- First appearance: 1986; 40 years ago
- Created by: Group 243, Will Vinton Studios
- Voiced by: Pons Maar (1986–1995) Guillermo Badolato (Crash Bandicoot: On the Run!)

In-universe information
- Gender: Male
- Occupation: Pizza Destroyer

= The Noid =

Advertising character for Domino's Pizza

The Noid is an advertising character for Domino's Pizza created in the 1980s by claymation artist Will Vinton, which has since been briefly revived several times. A mischievous man in a rabbit-like mask and a skin-tight red bodysuit, he was portrayed as a perpetrator of many bizarre schemes designed to ruin the world's pizzas. Supposedly, only Domino's managed to, as the commercial's tagline went, "avoid the Noid".

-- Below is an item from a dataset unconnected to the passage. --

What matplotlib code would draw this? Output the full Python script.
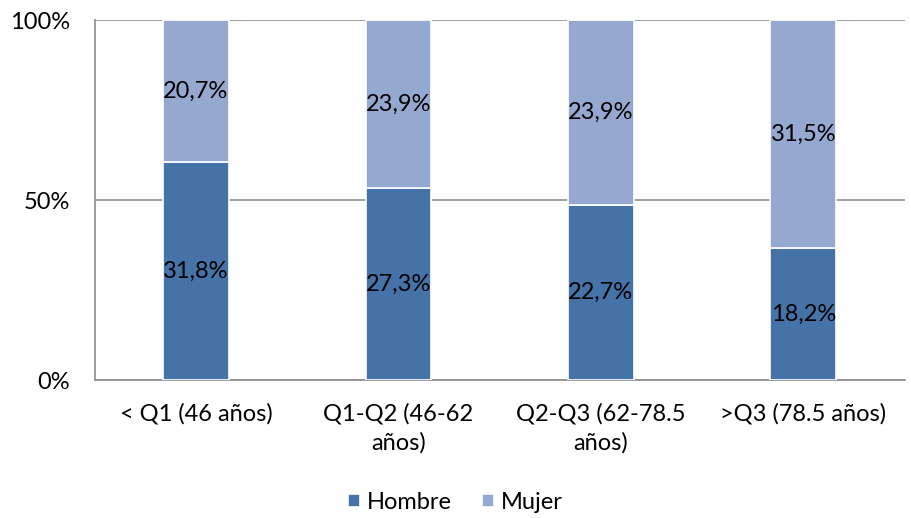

A hostage situation occurred when, on January 30th, 1989, a mentally unstable man named Kenneth Lamar Noid, believing the character was created to mock him, held a Domino's employee at gunpoint, demanding money, a getaway car, and a book. He was eventually arrested and spent three months in a mental health facility, but the character remained in use until 1995, when Kenneth Noid killed himself. The Noid has appeared in media only very sporadically since.

==History==

The Noid was created in 1986 by an advertising agency called Group 243, which hired Will Vinton Studios to sketch the Noid and animate the advertisements using claymation. His vocal effects were provided by Pons Maar. Most of the advertisements were narrated by Andre Stojka.

In 1988, a Saturday morning cartoon series called The Noids was planned by CBS, but was canceled amid complaints that it was merely an advertising ploy and not a show for children.

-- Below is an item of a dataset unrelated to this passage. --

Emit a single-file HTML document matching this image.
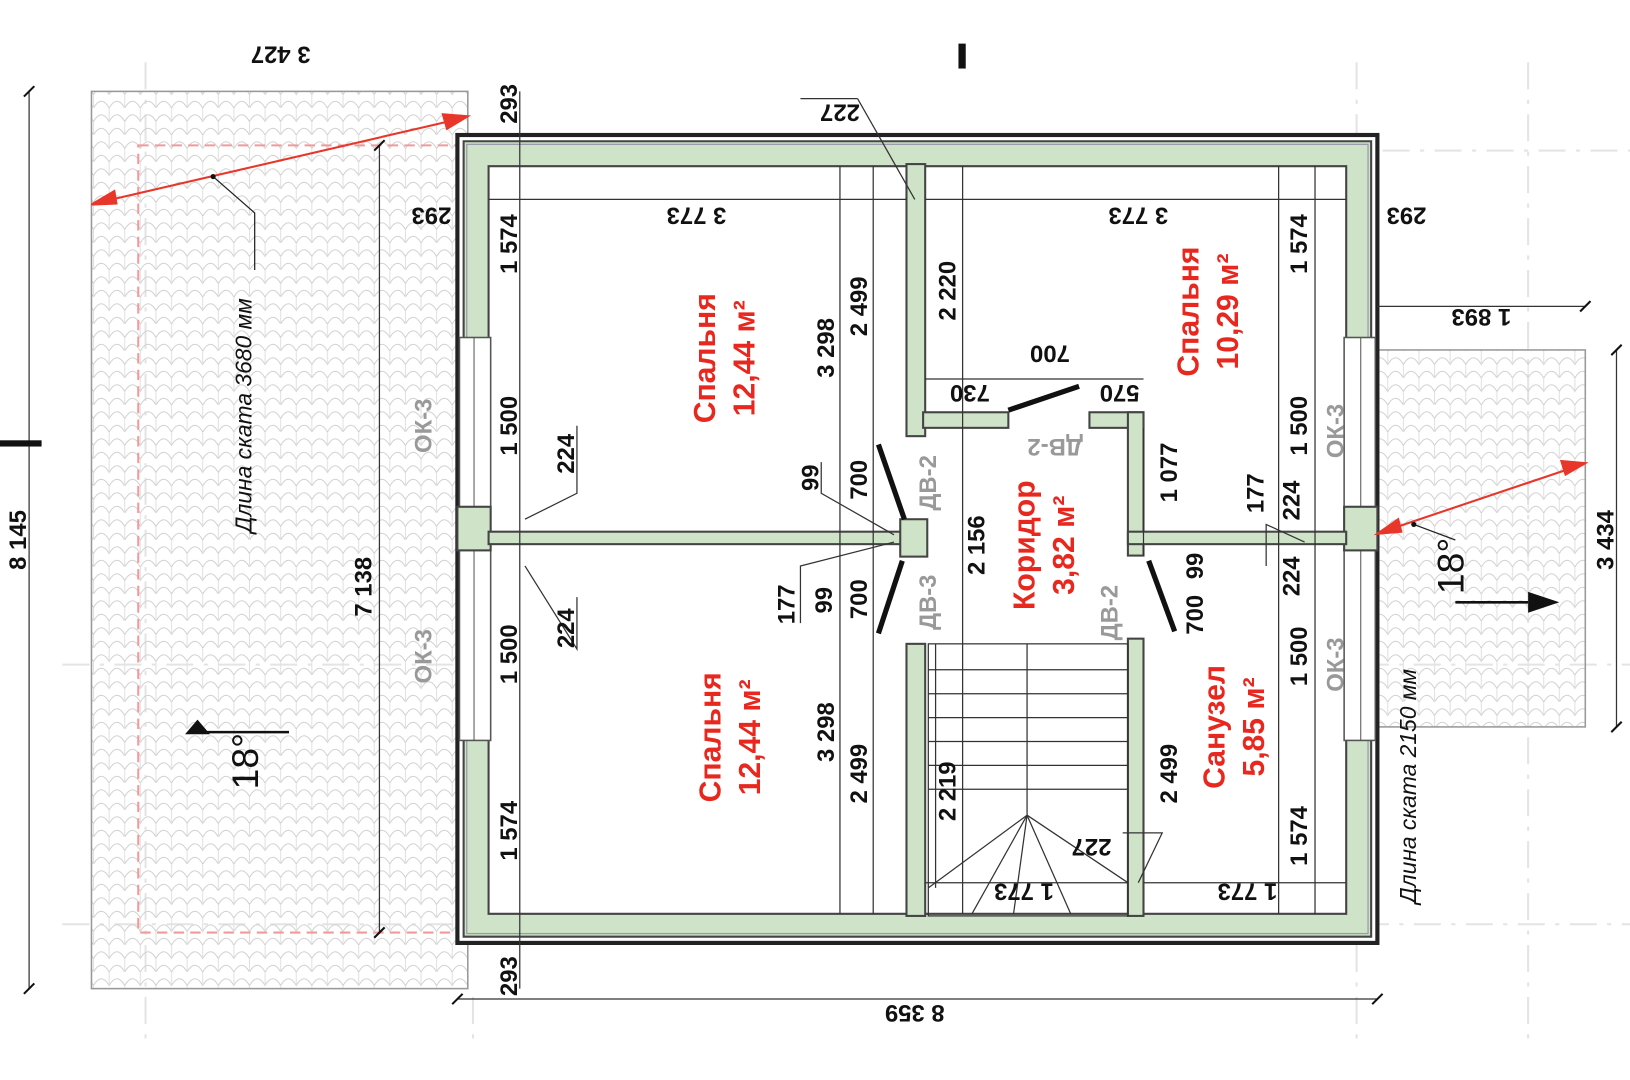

As part of the advertising campaign, a computer game was released in 1989 called Avoid the Noid. The object of the game is to deliver a pizza within a half-hour time limit in an apartment building swarming with Noids (some of which are armed with pizza-seeking missiles or water balloons). In 1990, Capcom released a platform game, Yo! Noid, for the Nintendo Entertainment System, where the Noid was portrayed as a pizza-consuming hero instead.

==Chamblee hostage incident==
On January 30, 1989, Kenneth Lamar Noid (1966–1995), a mentally ill man who believed that the "Avoid the Noid" campaign was targeted at him, entered a Domino's restaurant in Chamblee, Georgia. Armed with a .357 Magnum, Noid then held two employees hostage for over five hours.

After ranting to the employees about how Domino's owner Tom Monaghan had stolen his name, Noid forced them to call the Domino's headquarters to demand $100,000 and a white limousine as a getaway car. He offered to exchange a hostage for a copy of the novel The Widow's Son by Robert Anton Wilson, but reneged on this when an officer brought him the book. Noid then became hungry and forced the captive employees to make him two pizzas. While Noid ate the pizzas with his gun in his lap, the hostages escaped. Noid surrendered to the police shortly after. Two shots were fired by Noid during the incident, both of them hitting the ceiling.

Noid was charged with kidnapping, aggravated assault, extortion, and possession of a firearm during a crime. He was found not guilty by reason of insanity. Noid subsequently spent time in a mental institution, but died by suicide on February 23, 1995. This incident was widely believed to have caused Domino's Pizza to discontinue advertising using the Noid as their mascot, but this claim has been rejected by the company and their advertisers.

==Revivals==
Domino's made a limited run of 1,000 Noid T-shirts in December 2009. On May 4, 2011, the Noid was used as a promotional figure for the Facebook page of Domino's, and made a brief appearance as a stuffed toy at the end of a May 2011 advertisement promoting a one-topping pizza deal. The 25th birthday of the Noid was marked with the video game The Noid's Super Pizza Shootout, a tribute to Avoid the Noid.

In June 2016, Spooky Pinball announced the release of its new licensed pinball machine, Domino's Spectacular Pinball Adventure prominently featuring the Noid character. During 2016, the Noid appeared and was referenced in some Domino's commercials, as part of their USA "Pizza Payback" campaign.

The Noid is briefly in the background of a 2017 Domino's advertisement.

The Noid returned to television in April 2021 in a series of brief video advertisements on social media. Domino's officially confirmed the return of the Noid later in the month, and he was subsequently included in the mobile game Crash Bandicoot: On the Run! as part of a tie-in promotion.

== Cultural impact ==
In August 2017, a fan-made sequel to Yo! Noid was created for the New Jam City 2017 game jam called Yo! Noid 2: Enter the Void.

In 2023, the video game Pizza Tower released, featuring a boss (and later, playable) character named "The Noise," whose appearance and behavior are based on the Noid. Designer McPig originally created the Noise as a villain suitable for a pizza-based game.